Although a staunch realist in many senses, Gottlob Frege rejected the correspondence theory of truth because it leads to a vicious regress. Donald Davidson has more recently argued that truth (in natural language) is indefinable and any attempt to define truth would be sheer folly. I trace back basic reason why truth could not be defined to Kant’s Critique of Pure Reason.

Yet, we find in Gangeśa, a 14th century New Nyaya epistemologist, a technically fortified definition of true cognition which seems to escape Frege’s, Davidson’s and Kant’s objections. While truth is not considered a natural universal, Gangeśa definition of truth does not postulate any Fregean thoughts or abstract propositions as bearer of truth. Truth remains an artificial relational property of awareness-episodes. While there is no truth without true acts of believing, it is possible for truth of a piece of knowledge to remain unknown even by the knower. Can Nyaya maintain its realism, without postulating Fregean thoughts or any realm of sense?

This paper is an exercise in comparative philosophical logic of truth and recognition of truth, as it were, through a debate between Nyaya and Frege.

Philosophy Seminar Series.
Date: Thursday, 21 March 2013
Time: 2pm – 4pm
Venue: Philosophy Resource Room (AS3 #05-23)
Speaker: Arindam Chakrabarti, Professor of Philosophy, University of Hawai’i at Manoa
Moderator: Dr.
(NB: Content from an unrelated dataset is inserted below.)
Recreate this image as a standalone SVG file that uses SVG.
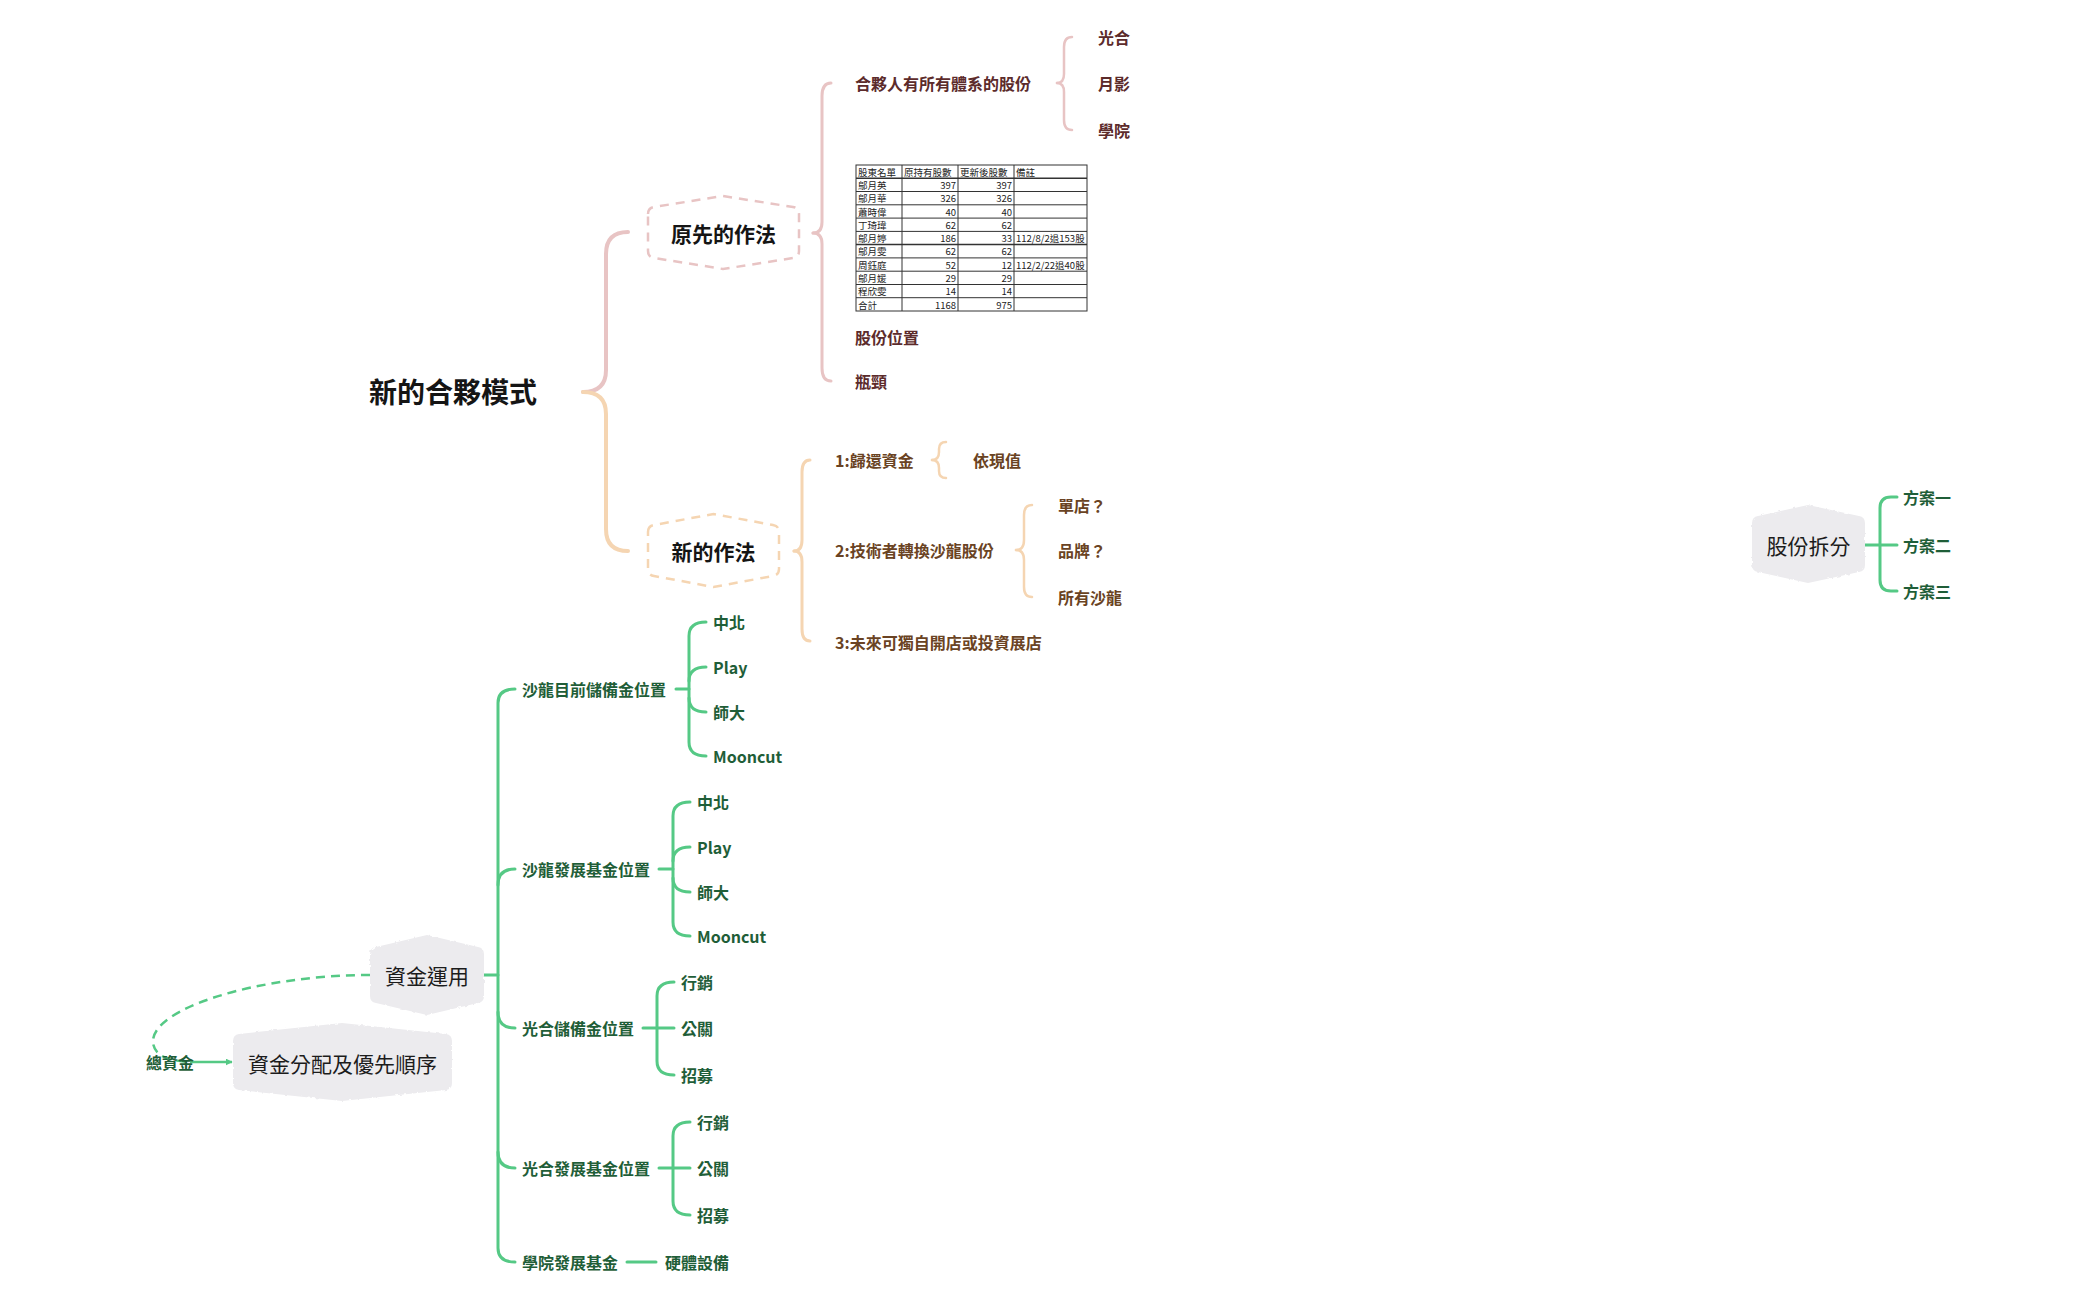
<svg xmlns="http://www.w3.org/2000/svg" width="2098" height="1300" viewBox="0 0 2098 1300">
<defs>
<style>
text{font-family:"Noto Sans CJK TC","Noto Sans",sans-serif;dominant-baseline:central}
.root{font-size:28px;font-weight:700;fill:#151515}
.sub{font-size:21px;font-weight:700;fill:#151515}
.gtxt{font-size:21px;font-weight:400;fill:#1c1c1c}
.t1{font-size:16px;font-weight:700;fill:#5c2b2b}
.t2{font-size:16px;font-weight:700;fill:#6a4323}
.tg{font-size:16px;font-weight:700;fill:#1f5e38}
.pk{fill:none;stroke:#e8c4c4;stroke-linecap:round}
.pc{fill:none;stroke:#f5d5b2;stroke-linecap:round}
.gr{fill:none;stroke:#55c985;stroke-width:3;stroke-linecap:round}
.dpk{fill:#fff;stroke:#e8c4c4;stroke-width:2.5;stroke-dasharray:9 7}
.dpc{fill:#fff;stroke:#f5d5b2;stroke-width:2.5;stroke-dasharray:9 7}
.gnode{fill:#ecebee;filter:url(#rough)}
.tb{font-size:9.5px;fill:#222}
.tl{stroke:#333;stroke-width:1}
</style>
<filter id="rough" x="-5%" y="-5%" width="110%" height="110%">
<feTurbulence type="fractalNoise" baseFrequency="0.25" numOctaves="2" seed="3"/>
<feDisplacementMap in="SourceGraphic" scale="3"/>
</filter>
<marker id="arr" viewBox="0 0 10 10" refX="9" refY="5" markerWidth="7" markerHeight="7" markerUnits="userSpaceOnUse" orient="auto">
<path d="M0,0 L10,5 L0,10 Z" fill="#55c985"/>
</marker>
</defs>
<rect width="2098" height="1300" fill="#fff"/>

<g id="connectors">
<!-- root bracket -->
<path class="pk" stroke-width="4" d="M583,392 Q606,392 606,370 L606,254 Q606,232 628,232"/>
<path class="pc" stroke-width="4" d="M583,392 Q606,392 606,414 L606,529 Q606,551 628,551"/>
<!-- 原先的作法 bracket -->
<path class="pk" stroke-width="3" d="M813,233 Q822,233 822,222 L822,96 Q822,83 831,83"/>
<path class="pk" stroke-width="3" d="M813,233 Q822,233 822,244 L822,368 Q822,381 831,381"/>
<!-- 合夥人 sub bracket -->
<path class="pk" stroke-width="2.5" d="M1057,83 Q1064,83 1064,74 L1064,47 Q1064,37 1072,37"/>
<path class="pk" stroke-width="2.5" d="M1057,83 Q1064,83 1064,92 L1064,120 Q1064,130 1072,130"/>
<!-- 新的作法 bracket -->
<path class="pc" stroke-width="3" d="M794,551 Q802,551 802,540 L802,472 Q802,460 810,460"/>
<path class="pc" stroke-width="3" d="M794,551 Q802,551 802,562 L802,629 Q802,641 810,641"/>
<!-- 1: bracket -->
<path class="pc" stroke-width="2.5" d="M932,460 Q939,460 939,452 L939,449 Q939,442 946,442"/>
<path class="pc" stroke-width="2.5" d="M932,460 Q939,460 939,468 L939,471 Q939,478 946,478"/>
<!-- 2: bracket -->
<path class="pc" stroke-width="2.5" d="M1016,550 Q1024,550 1024,540 L1024,515 Q1024,505 1032,505"/>
<path class="pc" stroke-width="2.5" d="M1016,550 Q1024,550 1024,560 L1024,587 Q1024,597 1032,597"/>
<!-- 股份拆分 -->
<path class="gr" d="M1865,545 L1897,545"/>
<path class="gr" d="M1897,497 L1891,497 Q1880,497 1880,508 L1880,580 Q1880,591 1891,591 L1897,591"/>
<!-- 資金運用 trunk -->
<path class="gr" d="M484,975 L498,975"/>
<path class="gr" d="M515,689 Q498,689 498,703 L498,1248 Q498,1262 515,1262"/>
<path class="gr" d="M515,869 Q498,869 498,885"/>
<path class="gr" d="M515,1028 Q498,1028 498,1012"/>
<path class="gr" d="M515,1168 Q498,1168 498,1152"/>
<!-- 沙龍目前儲備金位置 children -->
<path class="gr" d="M676,689 L689,689"/>
<path class="gr" d="M706,622 Q689,622 689,636 L689,742 Q689,756 706,756"/>
<path class="gr" d="M706,667 Q689,667 689,681"/>
<path class="gr" d="M706,712 Q689,712 689,698"/>
<!-- 沙龍發展基金位置 children -->
<path class="gr" d="M659,869 L673,869"/>
<path class="gr" d="M690,802 Q673,802 673,816 L673,922 Q673,936 690,936"/>
<path class="gr" d="M690,847 Q673,847 673,861"/>
<path class="gr" d="M690,892 Q673,892 673,878"/>
<!-- 光合儲備金位置 children -->
<path class="gr" d="M643,1028 L674,1028"/>
<path class="gr" d="M674,982 Q657,982 657,996 L657,1061 Q657,1075 674,1075"/>
<!-- 光合發展基金位置 children -->
<path class="gr" d="M659,1168 L690,1168"/>
<path class="gr" d="M690,1122 Q673,1122 673,1136 L673,1201 Q673,1215 690,1215"/>
<!-- 學院發展基金 -->
<path class="gr" d="M627,1262 L656,1262"/>
<!-- relationship 資金運用 -> 資金分配及優先順序 -->
<path d="M370,975 C260,975 150,1008 153,1043 C155,1056 168,1061 190,1062" fill="none" stroke="#55c985" stroke-width="2.5" stroke-dasharray="9 6"/>
<path d="M190,1062 L232,1062" fill="none" stroke="#55c985" stroke-width="2.5" marker-end="url(#arr)"/>
</g>

<g id="root">
<text class="root" x="369" y="391">新的合夥模式</text>
</g>

<g id="node-yuanxian">
<path class="dpk" d="M648,214 Q648,208 654,207 L723,196 L793,207 Q799,208 799,214 L799,251 Q799,257 793,258 L723,269 L654,258 Q648,257 648,251 Z"/>
<text class="sub" x="723.5" y="233" text-anchor="middle">原先的作法</text>
</g>

<g id="node-hehuoren"><text class="t1" x="855" y="83">合夥人有所有體系的股份</text></g>
<g id="node-guanghe1"><text class="t1" x="1098" y="37">光合</text></g>
<g id="node-yueying"><text class="t1" x="1098" y="83">月影</text></g>
<g id="node-xueyuan1"><text class="t1" x="1098" y="130">學院</text></g>

<g id="node-table">
<rect x="856" y="165" width="231" height="146" fill="#fff" stroke="#333" stroke-width="1"/>
<g class="tl">
<line x1="856" y1="178.3" x2="1087" y2="178.3" stroke-width="1.5"/>
<line x1="856" y1="191.5" x2="1087" y2="191.5"/>
<line x1="856" y1="204.8" x2="1087" y2="204.8"/>
<line x1="856" y1="218.1" x2="1087" y2="218.1"/>
<line x1="856" y1="231.4" x2="1087" y2="231.4"/>
<line x1="856" y1="244.6" x2="1087" y2="244.6" stroke-width="1.5"/>
<line x1="856" y1="257.9" x2="1087" y2="257.9"/>
<line x1="856" y1="271.2" x2="1087" y2="271.2"/>
<line x1="856" y1="284.5" x2="1087" y2="284.5"/>
<line x1="856" y1="297.7" x2="1087" y2="297.7"/>
<line x1="902" y1="165" x2="902" y2="311"/>
<line x1="958" y1="165" x2="958" y2="311"/>
<line x1="1014" y1="165" x2="1014" y2="311"/>
</g>
<g class="tb">
<text x="858" y="172">股東名單</text><text x="904" y="172">原持有股數</text><text x="960" y="172">更新後股數</text><text x="1016" y="172">備註</text>
<text x="858" y="185">鄔月英</text><text x="956" y="185" text-anchor="end">397</text><text x="1012" y="185" text-anchor="end">397</text>
<text x="858" y="198">鄔月華</text><text x="956" y="198" text-anchor="end">326</text><text x="1012" y="198" text-anchor="end">326</text>
<text x="858" y="211.5">蕭時偉</text><text x="956" y="211.5" text-anchor="end">40</text><text x="1012" y="211.5" text-anchor="end">40</text>
<text x="858" y="225">丁琦瑋</text><text x="956" y="225" text-anchor="end">62</text><text x="1012" y="225" text-anchor="end">62</text>
<text x="858" y="238">鄔月婷</text><text x="956" y="238" text-anchor="end">186</text><text x="1012" y="238" text-anchor="end">33</text><text x="1016" y="238">112/8/2退153股</text>
<text x="858" y="251">鄔月雯</text><text x="956" y="251" text-anchor="end">62</text><text x="1012" y="251" text-anchor="end">62</text>
<text x="858" y="264.5">周鈺庭</text><text x="956" y="264.5" text-anchor="end">52</text><text x="1012" y="264.5" text-anchor="end">12</text><text x="1016" y="264.5">112/2/22退40股</text>
<text x="858" y="278">鄔月媛</text><text x="956" y="278" text-anchor="end">29</text><text x="1012" y="278" text-anchor="end">29</text>
<text x="858" y="291">程欣雯</text><text x="956" y="291" text-anchor="end">14</text><text x="1012" y="291" text-anchor="end">14</text>
<text x="858" y="304.5">合計</text><text x="956" y="304.5" text-anchor="end">1168</text><text x="1012" y="304.5" text-anchor="end">975</text>
</g>
</g>
<g id="node-gufen-weizhi"><text class="t1" x="855" y="337">股份位置</text></g>
<g id="node-pingjing"><text class="t1" x="855" y="381">瓶頸</text></g>

<g id="node-xinde">
<path class="dpc" d="M648,532 Q648,526 654,525 L713.5,514 L773,525 Q779,526 779,532 L779,569 Q779,575 773,576 L713.5,587 L654,576 Q648,575 648,569 Z"/>
<text class="sub" x="713.5" y="551" text-anchor="middle">新的作法</text>
</g>
<g id="node-n1"><text class="t2" x="835" y="460">1:歸還資金</text></g>
<g id="node-yixianzhi"><text class="t2" x="973" y="460">依現值</text></g>
<g id="node-n2"><text class="t2" x="835" y="550">2:技術者轉換沙龍股份</text></g>
<g id="node-dandian"><text class="t2" x="1058" y="505">單店？</text></g>
<g id="node-pinpai"><text class="t2" x="1058" y="550">品牌？</text></g>
<g id="node-suoyou"><text class="t2" x="1058" y="597">所有沙龍</text></g>
<g id="node-n3"><text class="t2" x="835" y="642">3:未來可獨自開店或投資展店</text></g>

<g id="node-gufen-chaifen">
<path class="gnode" d="M1752,523 Q1752,517 1758,516 L1808,505 L1859,516 Q1865,517 1865,523 L1865,565 Q1865,571 1859,572 L1808,583 L1758,572 Q1752,571 1752,565 Z"/>
<text class="gtxt" x="1808.5" y="545" text-anchor="middle">股份拆分</text>
</g>
<g id="node-fangan1"><text class="tg" x="1903" y="497">方案一</text></g>
<g id="node-fangan2"><text class="tg" x="1903" y="545">方案二</text></g>
<g id="node-fangan3"><text class="tg" x="1903" y="591">方案三</text></g>

<g id="node-zijin-yunyong">
<path class="gnode" d="M370,954 Q370,948 376,947 L427,935 L478,947 Q484,948 484,954 L484,996 Q484,1002 478,1003 L427,1015 L376,1003 Q370,1002 370,996 Z"/>
<text class="gtxt" x="427" y="975" text-anchor="middle">資金運用</text>
</g>
<g id="node-zijin-fenpei">
<path class="gnode" d="M233,1041 Q233,1035 239,1034 L342,1023 L446,1034 Q452,1035 452,1041 L452,1083 Q452,1089 446,1090 L342,1101 L239,1090 Q233,1089 233,1083 Z"/>
<text class="gtxt" x="342.5" y="1063" text-anchor="middle">資金分配及優先順序</text>
</g>
<g id="label-zongzijin"><text class="tg" x="146" y="1062">總資金</text></g>

<g id="node-shalong-chubei"><text class="tg" x="522" y="689">沙龍目前儲備金位置</text></g>
<g id="node-a1"><text class="tg" x="713" y="622">中北</text></g>
<g id="node-a2"><text class="tg" x="713" y="667">Play</text></g>
<g id="node-a3"><text class="tg" x="713" y="712">師大</text></g>
<g id="node-a4"><text class="tg" x="713" y="756">Mooncut</text></g>

<g id="node-shalong-fazhan"><text class="tg" x="522" y="869">沙龍發展基金位置</text></g>
<g id="node-b1"><text class="tg" x="697" y="802">中北</text></g>
<g id="node-b2"><text class="tg" x="697" y="847">Play</text></g>
<g id="node-b3"><text class="tg" x="697" y="892">師大</text></g>
<g id="node-b4"><text class="tg" x="697" y="936">Mooncut</text></g>

<g id="node-guanghe-chubei"><text class="tg" x="522" y="1028">光合儲備金位置</text></g>
<g id="node-c1"><text class="tg" x="681" y="982">行銷</text></g>
<g id="node-c2"><text class="tg" x="681" y="1028">公關</text></g>
<g id="node-c3"><text class="tg" x="681" y="1075">招募</text></g>

<g id="node-guanghe-fazhan"><text class="tg" x="522" y="1168">光合發展基金位置</text></g>
<g id="node-d1"><text class="tg" x="697" y="1122">行銷</text></g>
<g id="node-d2"><text class="tg" x="697" y="1168">公關</text></g>
<g id="node-d3"><text class="tg" x="697" y="1215">招募</text></g>

<g id="node-xueyuan-fazhan"><text class="tg" x="522" y="1262">學院發展基金</text></g>
<g id="node-yingti"><text class="tg" x="665" y="1262">硬體設備</text></g>
</svg>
Ben Blumson

About the Speaker:

Professor Arindam Chakrabarti, having done his M.A. in Philosophy and Mathematical Logic, from Presidency College Kolkata University, earned his D.Phil from Oxford University in 1982, working under Peter Strawson and Michael Dummett. He taught at Calcutta University and at University College London, Seattle and Delhi University, and for the last 15 years, at the University of Hawaii Manoa. After being trained as an analytic philosopher of language at Oxford, Professor Chakrabarti has spent several years receiving traditional training in Indian logic (Navya Nyaya). Prof Chakrabarti has edited or authored six books, in English, Sanskrit, and Bengali, including Denying Existence, Knowing from Words (with B.K. Matilal) Universals, Concepts and Qualities (with Peter Strawson) and has published more than eighty papers and reviews. He is currently working on a book on moral psychology of the emotions and another monograph on the Isha Upanishad.